A self-employed person must integrate his or her business with personal finances, says McCarthy. ``Just as important, and often overlooked, is the role of the business itself as a retirement asset,'' he says.

A business owner has several options: She can sell the company when she retires for a lump sum, or she can use it to generate part of her retirement income.

Because a business may or may not be liquid when the time comes to sell it, however, ``self-employed people should be doing investing outside their business,'' says Malcolm Gissen, a financial planner in San Francisco.

The IRA is another way to accomplish that, though the 1986 Tax Reform Act has taken away some of its tax advantages.

Under the 1986 law, a $2,000 annual IRA contribution will not be tax deductible if you or your spouse is covered by a regular employer plan and your combined adjusted gross income is $50,000 or more.

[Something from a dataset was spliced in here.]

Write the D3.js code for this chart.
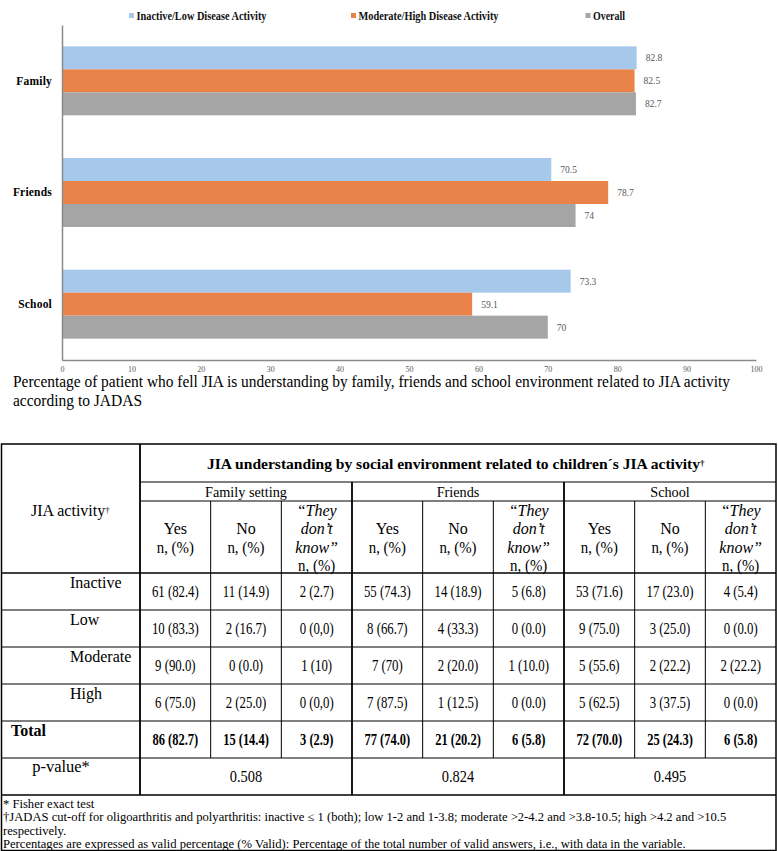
<!DOCTYPE html>
<html>
<head>
<meta charset="utf-8">
<script src="https://cdn.jsdelivr.net/npm/d3@7"></script>
<style>
  body { margin: 0; background: #fff; }
  svg { display: block; font-family: "Liberation Serif", "Times New Roman", serif; }
</style>
</head>
<body>
<script>
// chart data
const categories = ['Family', 'Friends', 'School'];
const seriesNames = ['Inactive/Low Disease Activity', 'Moderate/High Disease Activity', 'Overall'];
const inactiveLow = [82.8, 70.5, 73.3];
const moderateHigh = [82.5, 78.7, 59.1];
const overall = [82.7, 74, 70];
const seriesColors = ['#a6c8ea', '#e9834a', '#a5a5a5'];
const xTicks = [0, 10, 20, 30, 40, 50, 60, 70, 80, 90, 100];

// table data
const groups = ['Family setting', 'Friends', 'School'];
const activityRows = ['Inactive', 'Low', 'Moderate', 'High'];
const inactiveCells = ['61 (82.4)', '11 (14.9)', '2 (2.7)', '55 (74.3)', '14 (18.9)', '5 (6.8)', '53 (71.6)', '17 (23.0)', '4 (5.4)'];
const lowCells = ['10 (83.3)', '2 (16.7)', '0 (0,0)', '8 (66.7)', '4 (33.3)', '0 (0.0)', '9 (75.0)', '3 (25.0)', '0 (0.0)'];
const moderateCells = ['9 (90.0)', '0 (0.0)', '1 (10)', '7 (70)', '2 (20.0)', '1 (10.0)', '5 (55.6)', '2 (22.2)', '2 (22.2)'];
const highCells = ['6 (75.0)', '2 (25.0)', '0 (0,0)', '7 (87.5)', '1 (12.5)', '0 (0.0)', '5 (62.5)', '3 (37.5)', '0 (0.0)'];
const totalCells = ['86 (82.7)', '15 (14.4)', '3 (2.9)', '77 (74.0)', '21 (20.2)', '6 (5.8)', '72 (70.0)', '25 (24.3)', '6 (5.8)'];
const pValues = ['0.508', '0.824', '0.495'];
const footnotes = [
  '* Fisher exact test',
  '\u2020JADAS cut-off for oligoarthritis and polyarthritis: inactive \u2264 1 (both); low 1-2 and 1-3.8; moderate >2-4.2 and >3.8-10.5; high >4.2 and >10.5',
  'respectively.',
  'Percentages are expressed as valid percentage (% Valid): Percentage of the total number of valid answers, i.e., with data in the variable.'
];

const width = 778, height = 851;
const svg = d3.select('body').append('svg').attr('width', width).attr('height', height);
svg.append('rect').attr('width', width).attr('height', height).attr('fill', '#fff');

// ---- bar chart ----
const x = d3.scaleLinear().domain([0, 100]).range([62, 756]);
const y0 = d3.scaleBand().domain(categories).range([25, 360]).paddingInner(0.382).paddingOuter(0.191);
const y1 = d3.scaleBand().domain(seriesNames).range([0, y0.bandwidth()]);

const seriesValues = [inactiveLow, moderateHigh, overall];
const barData = [];
categories.forEach((c, i) => {
  seriesNames.forEach((s, j) => barData.push({cat: c, series: s, value: seriesValues[j][i], color: seriesColors[j]}));
});

svg.append('g').selectAll('rect')
  .data(barData)
  .enter()
  .append('rect')
  .attr('x', x(0))
  .attr('y', d => y0(d.cat) + y1(d.series))
  .attr('width', d => x(d.value) - x(0))
  .attr('height', y1.bandwidth())
  .attr('fill', d => d.color);

svg.append('g').selectAll('text')
  .data(barData)
  .enter()
  .append('text')
  .attr('x', d => x(d.value) + 9)
  .attr('y', d => y0(d.cat) + y1(d.series) + y1.bandwidth() / 2 + 3.5)
  .attr('font-size', 9.5)
  .attr('fill', '#595959')
  .text(d => d.value);

const xAxis = d3.axisBottom(x).tickValues(xTicks).tickSize(0).tickSizeOuter(0).tickPadding(6);
const gx = svg.append('g').attr('transform', 'translate(0,360)').call(xAxis);
gx.select('.domain').attr('stroke', '#8a8a8a').attr('stroke-width', 1.5);
gx.selectAll('text').attr('font-family', 'Liberation Serif').attr('font-size', 8).attr('fill', '#595959');

const yAxis = d3.axisLeft(y0).tickSize(0).tickSizeOuter(0).tickPadding(10);
const gy = svg.append('g').attr('transform', 'translate(62,0)').call(yAxis);
gy.select('.domain').attr('stroke', '#8a8a8a').attr('stroke-width', 1.5);
gy.selectAll('text').attr('font-family', 'Liberation Serif').attr('font-size', 11.5)
  .attr('font-weight', 'bold').attr('fill', '#000').attr('letter-spacing', 0.2);

// legend
const legendX = [129, 351, 585.5];
const legendW = [130, 140, 32];
const legend = svg.append('g');
seriesNames.forEach((s, j) => {
  legend.append('rect').attr('x', legendX[j]).attr('y', 13).attr('width', 5).attr('height', 5).attr('fill', seriesColors[j]);
  legend.append('text').attr('x', legendX[j] + 7.5).attr('y', 19.5)
    .attr('font-size', 11.5).attr('font-weight', 'bold').attr('fill', '#111')
    .attr('textLength', legendW[j]).attr('lengthAdjust', 'spacingAndGlyphs')
    .text(s);
});

// caption
svg.append('text').attr('x', 13).attr('y', 387).attr('font-size', 16)
  .attr('textLength', 717).attr('lengthAdjust', 'spacingAndGlyphs')
  .text('Percentage of patient who fell JIA is understanding by family, friends and school environment related to JIA activity');
svg.append('text').attr('x', 13).attr('y', 406).attr('font-size', 16)
  .attr('textLength', 129).attr('lengthAdjust', 'spacingAndGlyphs')
  .text('according to JADAS');

// ---- table ----
const tbl = svg.append('g');
const tLeft = 1.5, tRight = 776, tTop = 444, tBottom = 850.5;
const firstColR = 140;
const sub = d3.scaleBand().domain(d3.range(9)).range([firstColR, tRight]);
const grp = d3.scaleBand().domain(groups).range([firstColR, tRight]);
const bodyRows = activityRows.concat(['Total', 'p-value*']);
const rowY = d3.scaleBand().domain(bodyRows).range([573, 795]);
const h1 = 482, h2 = 501, h3 = 573;

function line(x1, y1, x2, y2, w) {
  tbl.append('line').attr('x1', x1).attr('y1', y1).attr('x2', x2).attr('y2', y2)
    .attr('stroke', '#000').attr('stroke-width', w || 1);
}
function cellText(cx, cy, s, opt) {
  opt = opt || {};
  const sx = opt.sx || 1;
  return tbl.append('text')
    .attr('transform', `translate(${cx},${cy}) scale(${sx},1)`)
    .attr('text-anchor', opt.anchor || 'middle')
    .attr('font-size', opt.size || 15.5)
    .attr('font-weight', opt.bold ? 'bold' : 'normal')
    .attr('font-style', opt.italic ? 'italic' : 'normal')
    .attr('fill', '#000')
    .text(s);
}
function dagger(t) {
  t.append('tspan').attr('font-size', 9).attr('dy', -3).text('\u2020');
}

// grid
tbl.append('rect').attr('x', tLeft).attr('y', tTop).attr('width', tRight - tLeft).attr('height', tBottom - tTop)
  .attr('fill', 'none').attr('stroke', '#000').attr('stroke-width', 1.5);
line(firstColR, h1, tRight, h1);
line(firstColR, h2, tRight, h2);
line(tLeft, h3, tRight, h3, 1.5);
bodyRows.forEach(r => line(tLeft, rowY(r) + rowY.bandwidth(), tRight, rowY(r) + rowY.bandwidth(), r === 'p-value*' ? 1.5 : 1));
line(firstColR, tTop, firstColR, 795, 1.8);
groups.forEach((g, i) => { if (i > 0) line(grp(g), h1, grp(g), 795, 1.8); });
d3.range(9).forEach(i => { if (i % 3 !== 0) line(sub(i), h2, sub(i), rowY('p-value*'), 1); });

// headers
const head = tbl.append('text').attr('x', 207).attr('y', 469)
  .attr('font-size', 15.5).attr('font-weight', 'bold');
head.append('tspan').attr('textLength', 493).attr('lengthAdjust', 'spacingAndGlyphs')
  .text('JIA understanding by social environment related to children\u00b4s JIA activity');
dagger(head);
dagger(cellText(31, 516, 'JIA activity', {anchor: 'start', size: 16}));
groups.forEach(g => cellText(grp(g) + grp.bandwidth() / 2, 497, g, {sx: 0.92}));
d3.range(9).forEach(i => {
  const cx = sub(i) + sub.bandwidth() / 2;
  const k = i % 3;
  if (k === 0 || k === 1) {
    cellText(cx, 534, k === 0 ? 'Yes' : 'No', {size: 16});
    cellText(cx, 552.5, 'n, (%)', {sx: 0.93, size: 16});
  } else {
    cellText(cx, 516, '\u201cThey', {italic: true, size: 16});
    cellText(cx, 534, 'don\u2019t', {italic: true, size: 16});
    cellText(cx, 552.5, 'know\u201d', {italic: true, size: 16});
    cellText(cx, 570.5, 'n, (%)', {sx: 0.93, size: 16});
  }
});

// body
const bodyCells = [inactiveCells, lowCells, moderateCells, highCells];
activityRows.forEach((r, ri) => {
  const ry = rowY(r);
  cellText(70, ry + 15, r, {anchor: 'start', size: 16});
  bodyCells[ri].forEach((v, i) => cellText(sub(i) + sub.bandwidth() / 2, ry + rowY.bandwidth() / 2 + 5.5, v, {size: 16, sx: 0.8}));
});
const ty = rowY('Total');
cellText(11, ty + 15, 'Total', {anchor: 'start', bold: true, size: 16});
totalCells.forEach((v, i) => cellText(sub(i) + sub.bandwidth() / 2, ty + rowY.bandwidth() / 2 + 5.5, v, {bold: true, size: 16, sx: 0.78}));
const py = rowY('p-value*');
cellText(61, py + 13.5, 'p-value*', {size: 16.5});
groups.forEach((g, i) => cellText(grp(g) + grp.bandwidth() / 2, py + rowY.bandwidth() / 2 + 5, pValues[i], {size: 16, sx: 0.9}));

// footnotes: one shared horizontal squeeze, fitted to the long line
const footG = tbl.append('g');
const footY = i => 808 + i * 13.4;
const footT = footnotes.map((f, i) => footG.append('text').attr('font-size', 12).text(f));
const fsx = 724 / footT[1].node().getComputedTextLength();
footT.forEach((t, i) => t.attr('transform', `translate(3,${footY(i)}) scale(${fsx},1)`));
</script>
</body>
</html>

Likewise, if you are single, are covered by a pension, and earn more than $35,000, you cannot deduct your IRA contribution.

Still, ``you have the advantage of tax deferral [of money saved in an IRA],'' says Ellentuck, ``if you are a young person or close to retirement and fairly certain you won't need that money before 65.''

But for someone who may need the money before that, or someone who has large assets that he wouldn't be able to get at in an IRA, Gissen recommends against it.